Our advice is founded on this consideration; for if the funds are not wanted to pay debts the right of redemption is in the heirs of the deceased and not in the administrator. *340Our advice is therefore conditional, that the hill be amended to show what the report of the committee finds to be true, that the amount is needed for creditors and to be applied for their benefit.

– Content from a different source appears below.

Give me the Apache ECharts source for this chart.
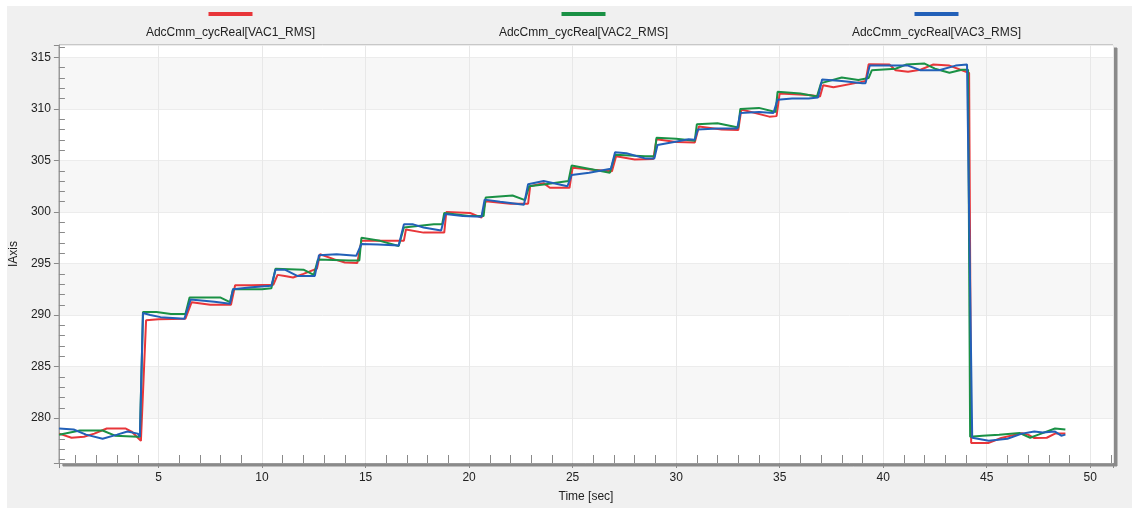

The widow joins with the administrator in this petition ; but it appears that, having a full knowledge of the interest which her husband’s estate had in the premises, she, while acting as administrator, declined to vindicate the rights of the estate by proceedings against Stephen, though requested to do so by a creditor with an offer of indemnity against costs and expenses. Down to the sale of the premises by Stephen in 1867 she acted in direct opposition to the claim she now makes. Her motives may be inferred from the finding of the committee “ that until the actual sale she was hoping that Stephen would convey the premises to her on payment of his original debt of $1,000, as he indeed had promised her he would do.” Having thus trifled with the rights she now seeks to enforce, we think she has no just claim for the intei'ference of a court of equity in her behalf. On the final settlement of her husband’s estate in the court of probate she may possibly be able to establish a right to share in the amount recovered by the administrator in these proceedings, but we cannot in this bill adjust the relative rights of these parties with each other, and our advice is that the bill as to the widow be dismissed without prejudice to such rights as she may have at law.